Of course our HOA is being managed by a company based in Las Vegas with a branch office in Peoria. Most HOAs employ these companies to enforce the CCRs and they’re in it for the money.
Here’s the email I just sent to Sen. Allen and all the other sponsors of SB1435:
“Sear Sen. Allen,
In reading over SB1435 I’m quite alarmed to note that you apparently think it’s OK for a quorum of a public body to meet in secret to discuss business as long as no action is taken. This topic has garnered the opinion of several Attorneys General as it relates to the HOA open meeting law. They have all written opinions stating that a meeting occurs when a quorum of the board meets to discuss association business whether action is taken or not, and that is how the public body open meeting law should remain. I would be interested to know why you think this should change?
Thank you for your attention to this matter. I will look forward to hearing from you.”
I also sent a private email to my reps., Sen. Burges and Rep. Livingston asking them “how they could support this bill — the citizens have a right to know what’s going on before it’s a done deal! Please explain.”
It will be interesting to see how many take the time to reply!

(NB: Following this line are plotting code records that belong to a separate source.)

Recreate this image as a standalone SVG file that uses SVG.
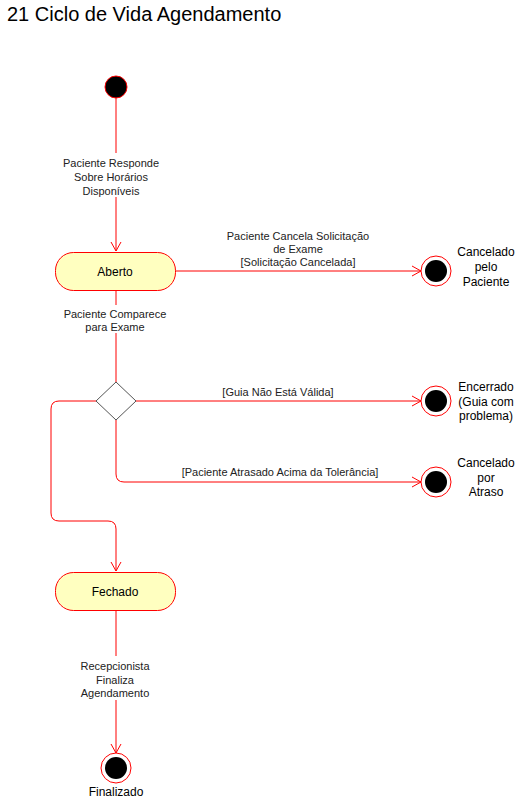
<svg xmlns="http://www.w3.org/2000/svg" width="521" height="801" viewBox="0 0 521 801">
  <defs>
    <marker id="arrow" viewBox="0 0 10 12" refX="10" refY="6" markerWidth="10" markerHeight="12" markerUnits="userSpaceOnUse" orient="auto">
      <path d="M1,1 L10,6 L1,11" fill="none" stroke="#ff0000" stroke-width="1"/>
    </marker>
  </defs>
  <style>
    text { font-family: "Liberation Sans", Arial, sans-serif; fill: #000; }
    .title { font-size: 20px; }
    .lbl { font-size: 11px; text-anchor: middle; fill: #222; }
    .st { font-size: 12px; text-anchor: middle; }
    .edge { fill: none; stroke: #ff0000; stroke-width: 1; }
    .state { fill: #ffffc0; stroke: #ff0000; stroke-width: 1; }
    .ring { fill: #fff; stroke: #ff0000; stroke-width: 1; }
    .dot { fill: #000; }
    .lblbg { fill: #fff; }
  </style>
  <rect width="521" height="801" fill="#fff"/>
  <text class="title" x="7" y="21">21 Ciclo de Vida Agendamento</text>

  <g id="connectors">
    <path class="edge" d="M116,98 V251" marker-end="url(#arrow)"/>
    <path class="edge" d="M175,271 H421" marker-end="url(#arrow)"/>
    <path class="edge" d="M116,290 V382"/>
    <path class="edge" d="M136,401 H421" marker-end="url(#arrow)"/>
    <path class="edge" d="M116,420 V474 Q116,482 124,482 H421" marker-end="url(#arrow)"/>
    <path class="edge" d="M96,401 H59 Q51,401 51,409 V513 Q51,521 59,521 H108 Q116,521 116,529 V571" marker-end="url(#arrow)"/>
    <path class="edge" d="M116,610 V753" marker-end="url(#arrow)"/>

    <rect class="lblbg" x="60" y="153" width="104" height="44"/>
    <text class="lbl" x="111" y="167">Paciente Responde</text>
    <text class="lbl" x="111" y="181">Sobre Horários</text>
    <text class="lbl" x="111" y="195">Disponíveis</text>

    <text class="lbl" x="298" y="240">Paciente Cancela Solicitação</text>
    <text class="lbl" x="298" y="253">de Exame</text>
    <text class="lbl" x="298" y="266">[Solicitação Cancelada]</text>

    <rect class="lblbg" x="58" y="305" width="116" height="28"/>
    <text class="lbl" x="115" y="318">Paciente Comparece</text>
    <text class="lbl" x="115" y="331">para Exame</text>

    <text class="lbl" x="278" y="396">[Guia Não Está Válida]</text>
    <text class="lbl" x="280" y="476">[Paciente Atrasado Acima da Tolerância]</text>

    <rect class="lblbg" x="76" y="656" width="80" height="44"/>
    <text class="lbl" x="115" y="670">Recepcionista</text>
    <text class="lbl" x="115" y="684">Finaliza</text>
    <text class="lbl" x="115" y="697">Agendamento</text>
  </g>

  <g id="inicio">
    <circle cx="116" cy="87" r="11" fill="#000" stroke="#ff0000" stroke-width="1"/>
  </g>

  <g id="aberto">
    <rect class="state" x="55.5" y="252.5" width="120" height="38" rx="18" ry="18"/>
    <text class="st" x="115" y="275.5">Aberto</text>
  </g>

  <g id="decisao">
    <polygon points="116,382 136,401 116,420 96,401" fill="#fff" stroke="#555" stroke-width="1"/>
  </g>

  <g id="fechado">
    <rect class="state" x="55.5" y="572.5" width="120" height="38" rx="18" ry="18"/>
    <text class="st" x="115" y="595.5">Fechado</text>
  </g>

  <g id="cancelado-pelo-paciente">
    <circle class="ring" cx="436" cy="271" r="15"/>
    <circle class="dot" cx="436" cy="271" r="11"/>
    <text class="st" x="486" y="256">Cancelado</text>
    <text class="st" x="486" y="271">pelo</text>
    <text class="st" x="486" y="286">Paciente</text>
  </g>

  <g id="encerrado">
    <circle class="ring" cx="436" cy="401" r="15"/>
    <circle class="dot" cx="436" cy="401" r="11"/>
    <text class="st" x="486" y="391">Encerrado</text>
    <text class="st" x="486" y="406">(Guia com</text>
    <text class="st" x="486" y="420">problema)</text>
  </g>

  <g id="cancelado-por-atraso">
    <circle class="ring" cx="436" cy="482" r="15"/>
    <circle class="dot" cx="436" cy="482" r="11"/>
    <text class="st" x="486" y="467">Cancelado</text>
    <text class="st" x="486" y="482">por</text>
    <text class="st" x="486" y="496">Atraso</text>
  </g>

  <g id="finalizado">
    <circle class="ring" cx="116" cy="768" r="15"/>
    <circle class="dot" cx="116" cy="768" r="11"/>
    <text class="st" x="116" y="796">Finalizado</text>
  </g>
</svg>
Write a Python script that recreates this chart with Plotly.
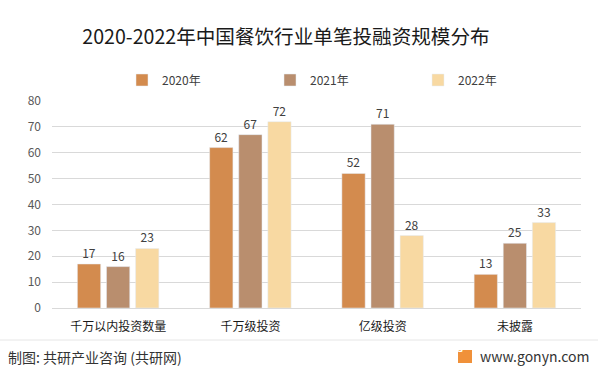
import plotly.graph_objects as go

categories = ["千万以内投资数量", "千万级投资", "亿级投资", "未披露"]
series_names = ["2020年", "2021年", "2022年"]
values_2020 = [17, 62, 52, 13]
values_2021 = [16, 67, 71, 25]
values_2022 = [23, 72, 28, 33]
y_ticks = [0, 10, 20, 30, 40, 50, 60, 70, 80]

colors = ["#D38B4E", "#B98E6E", "#F8D9A2"]
font_family = "Microsoft YaHei, Noto Sans CJK SC, sans-serif"

PL, PT, PW, PH = 52, 101, 529, 207  # plot area in pixels


def px(x):
    return (x - PL) / PW


def py(y):
    return (PT + PH - y) / PH


fig = go.Figure()
for name, vals, col in zip(series_names, [values_2020, values_2021, values_2022], colors):
    fig.add_trace(go.Bar(
        x=categories, y=vals, name=name, marker_color=col,
        text=vals, textposition="outside",
        textfont=dict(size=12, color="#404040", family=font_family),
        cliponaxis=False,
    ))

fig.update_layout(
    width=598, height=373,
    margin=dict(l=PL, r=598 - PL - PW, t=PT, b=373 - PT - PH),
    paper_bgcolor="white", plot_bgcolor="white",
    font=dict(family=font_family),
    barmode="group", bargap=0.34, bargroupgap=0.2,
    title=dict(text="2020-2022年中国餐饮行业单笔投融资规模分布", x=286 / 598, xanchor="center",
               y=1 - 37 / 373, yanchor="middle", font=dict(size=19.6, color="#1a1a1a")),
    legend=dict(orientation="h", x=px(122), xanchor="left", y=py(80), yanchor="middle",
                font=dict(size=12, color="#404040"), entrywidth=103, entrywidthmode="pixels",
                itemwidth=30, traceorder="normal"),
    showlegend=True,
    xaxis=dict(showline=True, linecolor="#d9d9d9", tickfont=dict(size=12, color="#1a1a1a"),
               ticks="", fixedrange=True, ticklabelstandoff=8),
    yaxis=dict(range=[0, 80], tickvals=y_ticks, showgrid=True, gridcolor="#d9d9d9",
               tickfont=dict(size=12, color="#595959"), zeroline=False, ticks="",
               ticklabelstandoff=10, fixedrange=True),
)

# footer
fig.add_shape(type="line", xref="paper", yref="paper", x0=px(0), x1=px(598),
              y0=py(340), y1=py(340), line=dict(color="#e6e6e6", width=1))
fig.add_annotation(text="制图: 共研产业咨询 (共研网)", xref="paper", yref="paper",
                   x=px(6), y=py(357), xanchor="left", yanchor="middle", showarrow=False,
                   font=dict(size=14, color="#333333"))
fig.add_annotation(text="www.gonyn.com", xref="paper", yref="paper",
                   x=px(591), y=py(356), xanchor="right", yanchor="middle", showarrow=False,
                   font=dict(size=14, color="#333333"))
fig.add_shape(type="rect", xref="paper", yref="paper", x0=px(458), x1=px(472),
              y0=py(363), y1=py(350), fillcolor="#F0913A", line=dict(width=0))
fig.add_annotation(text="<b>G</b>", xref="paper", yref="paper", x=px(465), y=py(356.5),
                   showarrow=False, font=dict(size=10, color="white"))

fig.write_html("out.html", config={"displayModeBar": False},
               post_script="document.body.style.margin='0';")
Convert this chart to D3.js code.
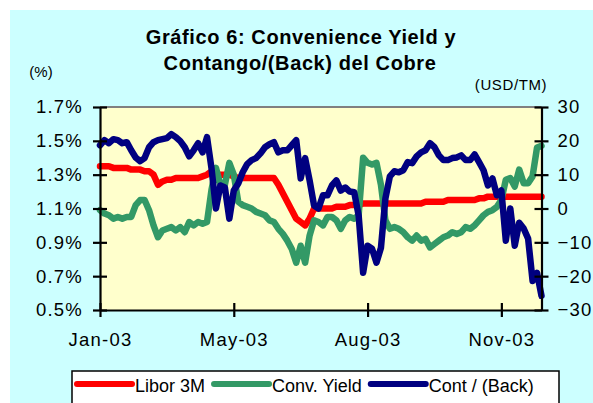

This is what everyone should be doing! I don’t know that this bill has anything to do with the City Council investigation into purported violations of the public body open meeting law; however I have had suspicions that the State Legislature doesn’t really like citizen input on the bills they propose. They are willing to listen to the lobbyists but don’t like to give much credibility to the private citizen.
Mary Arnold
Not surprised about Judy Burges being a sponsor on this bill. She has been a sponsor on a number of other bills that have been controversial, including from 2013 SB1376 on Reproductive Technology. Thankfully this died in chambers.